Dataset records
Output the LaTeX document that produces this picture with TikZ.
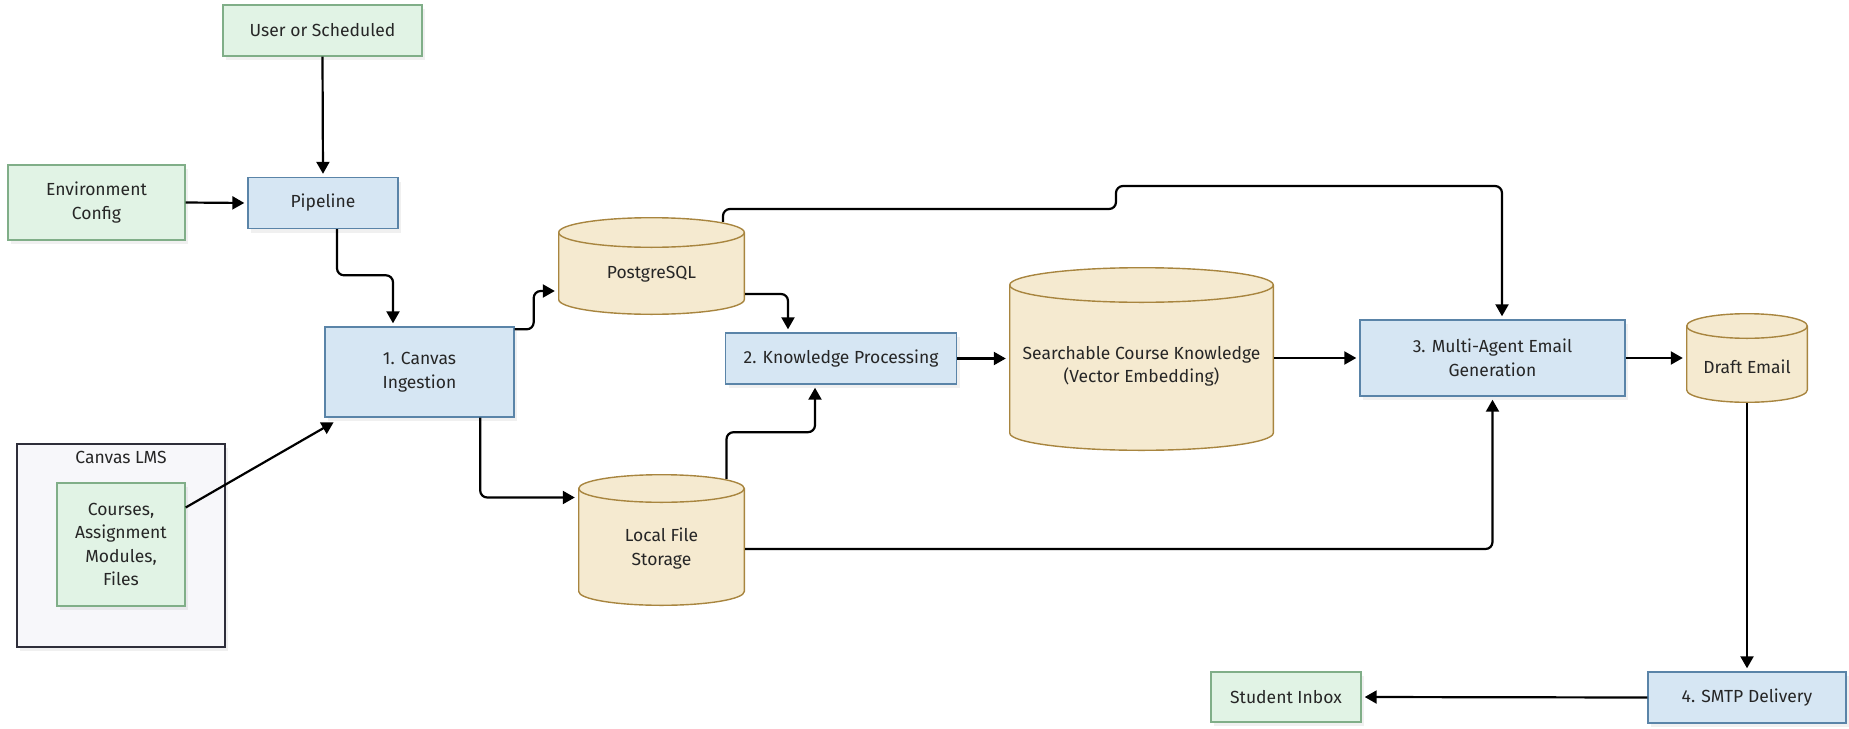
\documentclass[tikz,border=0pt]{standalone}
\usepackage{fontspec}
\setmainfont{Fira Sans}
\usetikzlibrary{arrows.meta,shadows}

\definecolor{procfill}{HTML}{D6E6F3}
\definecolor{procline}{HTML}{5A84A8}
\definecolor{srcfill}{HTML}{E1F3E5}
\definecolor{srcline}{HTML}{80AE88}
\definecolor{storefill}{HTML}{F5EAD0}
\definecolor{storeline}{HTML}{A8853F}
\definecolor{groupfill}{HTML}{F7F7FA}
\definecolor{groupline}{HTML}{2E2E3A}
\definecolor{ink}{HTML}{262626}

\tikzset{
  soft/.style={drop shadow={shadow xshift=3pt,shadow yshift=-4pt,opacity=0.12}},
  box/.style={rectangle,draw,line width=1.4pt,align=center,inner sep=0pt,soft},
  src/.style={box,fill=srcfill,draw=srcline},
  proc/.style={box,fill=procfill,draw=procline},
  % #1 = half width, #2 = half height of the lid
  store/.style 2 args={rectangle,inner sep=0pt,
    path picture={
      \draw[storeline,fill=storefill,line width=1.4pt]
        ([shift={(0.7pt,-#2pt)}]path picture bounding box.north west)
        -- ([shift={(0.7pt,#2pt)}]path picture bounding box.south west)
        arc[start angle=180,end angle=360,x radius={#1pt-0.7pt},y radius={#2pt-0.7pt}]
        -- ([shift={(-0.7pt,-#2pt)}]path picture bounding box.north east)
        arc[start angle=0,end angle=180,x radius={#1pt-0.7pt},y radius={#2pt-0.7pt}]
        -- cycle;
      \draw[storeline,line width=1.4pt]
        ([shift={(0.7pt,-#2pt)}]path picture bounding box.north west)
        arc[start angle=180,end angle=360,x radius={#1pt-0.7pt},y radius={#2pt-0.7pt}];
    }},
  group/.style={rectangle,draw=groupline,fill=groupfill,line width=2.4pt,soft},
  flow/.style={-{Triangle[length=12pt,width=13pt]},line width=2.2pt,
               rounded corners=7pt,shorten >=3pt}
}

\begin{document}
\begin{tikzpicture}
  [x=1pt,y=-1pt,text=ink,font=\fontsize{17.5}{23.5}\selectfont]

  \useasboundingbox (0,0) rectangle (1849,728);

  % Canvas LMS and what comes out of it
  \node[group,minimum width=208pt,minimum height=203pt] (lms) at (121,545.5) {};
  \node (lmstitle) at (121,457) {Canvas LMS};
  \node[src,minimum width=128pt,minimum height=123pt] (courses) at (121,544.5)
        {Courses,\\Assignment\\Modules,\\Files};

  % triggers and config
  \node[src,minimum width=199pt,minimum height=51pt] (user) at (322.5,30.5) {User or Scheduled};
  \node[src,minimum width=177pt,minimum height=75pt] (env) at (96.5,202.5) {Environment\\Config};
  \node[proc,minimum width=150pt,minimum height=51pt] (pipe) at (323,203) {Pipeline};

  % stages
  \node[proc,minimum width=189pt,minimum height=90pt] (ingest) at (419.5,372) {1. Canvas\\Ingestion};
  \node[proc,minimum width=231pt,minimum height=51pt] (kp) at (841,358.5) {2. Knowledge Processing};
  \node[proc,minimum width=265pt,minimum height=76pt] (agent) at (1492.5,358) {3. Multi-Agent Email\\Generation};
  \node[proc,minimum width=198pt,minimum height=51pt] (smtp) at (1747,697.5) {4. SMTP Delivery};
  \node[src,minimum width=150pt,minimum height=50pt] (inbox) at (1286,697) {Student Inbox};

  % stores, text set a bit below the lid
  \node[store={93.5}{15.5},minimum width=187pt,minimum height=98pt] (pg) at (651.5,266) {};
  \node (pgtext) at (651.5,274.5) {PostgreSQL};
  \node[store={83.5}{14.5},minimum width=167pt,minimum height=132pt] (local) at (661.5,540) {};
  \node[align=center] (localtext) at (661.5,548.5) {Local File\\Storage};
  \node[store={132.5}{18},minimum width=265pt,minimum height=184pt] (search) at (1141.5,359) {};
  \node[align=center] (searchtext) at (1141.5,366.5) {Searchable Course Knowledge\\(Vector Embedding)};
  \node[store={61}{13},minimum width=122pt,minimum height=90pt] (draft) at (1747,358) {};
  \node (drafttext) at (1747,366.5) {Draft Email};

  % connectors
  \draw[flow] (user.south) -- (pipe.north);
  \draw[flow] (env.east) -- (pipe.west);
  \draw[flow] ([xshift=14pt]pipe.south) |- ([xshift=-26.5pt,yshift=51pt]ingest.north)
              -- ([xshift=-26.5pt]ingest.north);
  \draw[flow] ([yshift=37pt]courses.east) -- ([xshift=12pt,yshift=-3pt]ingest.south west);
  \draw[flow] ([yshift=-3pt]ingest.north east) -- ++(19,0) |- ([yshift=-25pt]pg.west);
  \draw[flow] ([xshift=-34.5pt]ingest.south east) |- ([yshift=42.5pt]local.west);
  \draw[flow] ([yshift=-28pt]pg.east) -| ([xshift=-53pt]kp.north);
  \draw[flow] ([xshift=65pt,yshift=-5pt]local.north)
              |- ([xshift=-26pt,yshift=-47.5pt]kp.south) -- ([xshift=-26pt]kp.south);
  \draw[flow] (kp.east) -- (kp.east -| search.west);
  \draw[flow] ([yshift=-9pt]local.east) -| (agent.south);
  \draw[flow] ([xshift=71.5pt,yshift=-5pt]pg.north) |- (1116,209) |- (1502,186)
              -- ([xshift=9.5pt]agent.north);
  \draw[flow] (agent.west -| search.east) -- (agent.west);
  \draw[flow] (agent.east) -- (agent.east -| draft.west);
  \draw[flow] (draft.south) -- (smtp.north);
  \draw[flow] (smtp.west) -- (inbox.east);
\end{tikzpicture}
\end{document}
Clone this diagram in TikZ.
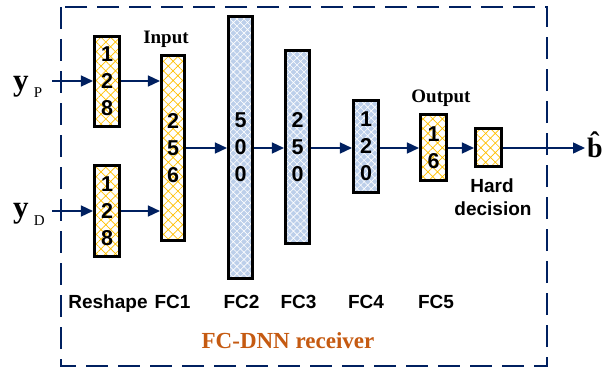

■ **INSTRUCTIONS FOR THE TASK**
Without the pictures, write out all of the material exactly.

■ **EXPECTED ANSWER**
Output the LaTeX document that produces this picture with TikZ.
\documentclass[tikz,border=0pt]{standalone}
\usepackage{fontspec}
\setmainfont{Fira Sans}
\usetikzlibrary{arrows.meta,shadows}

\definecolor{procfill}{HTML}{D6E6F3}
\definecolor{procline}{HTML}{5A84A8}
\definecolor{srcfill}{HTML}{E1F3E5}
\definecolor{srcline}{HTML}{80AE88}
\definecolor{storefill}{HTML}{F5EAD0}
\definecolor{storeline}{HTML}{A8853F}
\definecolor{groupfill}{HTML}{F7F7FA}
\definecolor{groupline}{HTML}{2E2E3A}
\definecolor{ink}{HTML}{262626}

\tikzset{
  soft/.style={drop shadow={shadow xshift=3pt,shadow yshift=-4pt,opacity=0.12}},
  box/.style={rectangle,draw,line width=1.4pt,align=center,inner sep=0pt,soft},
  src/.style={box,fill=srcfill,draw=srcline},
  proc/.style={box,fill=procfill,draw=procline},
  % #1 = half width, #2 = half height of the lid
  store/.style 2 args={rectangle,inner sep=0pt,
    path picture={
      \draw[storeline,fill=storefill,line width=1.4pt]
        ([shift={(0.7pt,-#2pt)}]path picture bounding box.north west)
        -- ([shift={(0.7pt,#2pt)}]path picture bounding box.south west)
        arc[start angle=180,end angle=360,x radius={#1pt-0.7pt},y radius={#2pt-0.7pt}]
        -- ([shift={(-0.7pt,-#2pt)}]path picture bounding box.north east)
        arc[start angle=0,end angle=180,x radius={#1pt-0.7pt},y radius={#2pt-0.7pt}]
        -- cycle;
      \draw[storeline,line width=1.4pt]
        ([shift={(0.7pt,-#2pt)}]path picture bounding box.north west)
        arc[start angle=180,end angle=360,x radius={#1pt-0.7pt},y radius={#2pt-0.7pt}];
    }},
  group/.style={rectangle,draw=groupline,fill=groupfill,line width=2.4pt,soft},
  flow/.style={-{Triangle[length=12pt,width=13pt]},line width=2.2pt,
               rounded corners=7pt,shorten >=3pt}
}

\begin{document}
\begin{tikzpicture}
  [x=1pt,y=-1pt,text=ink,font=\fontsize{17.5}{23.5}\selectfont]

  \useasboundingbox (0,0) rectangle (1849,728);

  % Canvas LMS and what comes out of it
  \node[group,minimum width=208pt,minimum height=203pt] (lms) at (121,545.5) {};
  \node (lmstitle) at (121,457) {Canvas LMS};
  \node[src,minimum width=128pt,minimum height=123pt] (courses) at (121,544.5)
        {Courses,\\Assignment\\Modules,\\Files};

  % triggers and config
  \node[src,minimum width=199pt,minimum height=51pt] (user) at (322.5,30.5) {User or Scheduled};
  \node[src,minimum width=177pt,minimum height=75pt] (env) at (96.5,202.5) {Environment\\Config};
  \node[proc,minimum width=150pt,minimum height=51pt] (pipe) at (323,203) {Pipeline};

  % stages
  \node[proc,minimum width=189pt,minimum height=90pt] (ingest) at (419.5,372) {1. Canvas\\Ingestion};
  \node[proc,minimum width=231pt,minimum height=51pt] (kp) at (841,358.5) {2. Knowledge Processing};
  \node[proc,minimum width=265pt,minimum height=76pt] (agent) at (1492.5,358) {3. Multi-Agent Email\\Generation};
  \node[proc,minimum width=198pt,minimum height=51pt] (smtp) at (1747,697.5) {4. SMTP Delivery};
  \node[src,minimum width=150pt,minimum height=50pt] (inbox) at (1286,697) {Student Inbox};

  % stores, text set a bit below the lid
  \node[store={93.5}{15.5},minimum width=187pt,minimum height=98pt] (pg) at (651.5,266) {};
  \node (pgtext) at (651.5,274.5) {PostgreSQL};
  \node[store={83.5}{14.5},minimum width=167pt,minimum height=132pt] (local) at (661.5,540) {};
  \node[align=center] (localtext) at (661.5,548.5) {Local File\\Storage};
  \node[store={132.5}{18},minimum width=265pt,minimum height=184pt] (search) at (1141.5,359) {};
  \node[align=center] (searchtext) at (1141.5,366.5) {Searchable Course Knowledge\\(Vector Embedding)};
  \node[store={61}{13},minimum width=122pt,minimum height=90pt] (draft) at (1747,358) {};
  \node (drafttext) at (1747,366.5) {Draft Email};

  % connectors
  \draw[flow] (user.south) -- (pipe.north);
  \draw[flow] (env.east) -- (pipe.west);
  \draw[flow] ([xshift=14pt]pipe.south) |- ([xshift=-26.5pt,yshift=51pt]ingest.north)
              -- ([xshift=-26.5pt]ingest.north);
  \draw[flow] ([yshift=37pt]courses.east) -- ([xshift=12pt,yshift=-3pt]ingest.south west);
  \draw[flow] ([yshift=-3pt]ingest.north east) -- ++(19,0) |- ([yshift=-25pt]pg.west);
  \draw[flow] ([xshift=-34.5pt]ingest.south east) |- ([yshift=42.5pt]local.west);
  \draw[flow] ([yshift=-28pt]pg.east) -| ([xshift=-53pt]kp.north);
  \draw[flow] ([xshift=65pt,yshift=-5pt]local.north)
              |- ([xshift=-26pt,yshift=-47.5pt]kp.south) -- ([xshift=-26pt]kp.south);
  \draw[flow] (kp.east) -- (kp.east -| search.west);
  \draw[flow] ([yshift=-9pt]local.east) -| (agent.south);
  \draw[flow] ([xshift=71.5pt,yshift=-5pt]pg.north) |- (1116,209) |- (1502,186)
              -- ([xshift=9.5pt]agent.north);
  \draw[flow] (agent.west -| search.east) -- (agent.west);
  \draw[flow] (agent.east) -- (agent.east -| draft.west);
  \draw[flow] (draft.south) -- (smtp.north);
  \draw[flow] (smtp.west) -- (inbox.east);
\end{tikzpicture}
\end{document}
Clone this diagram in TikZ.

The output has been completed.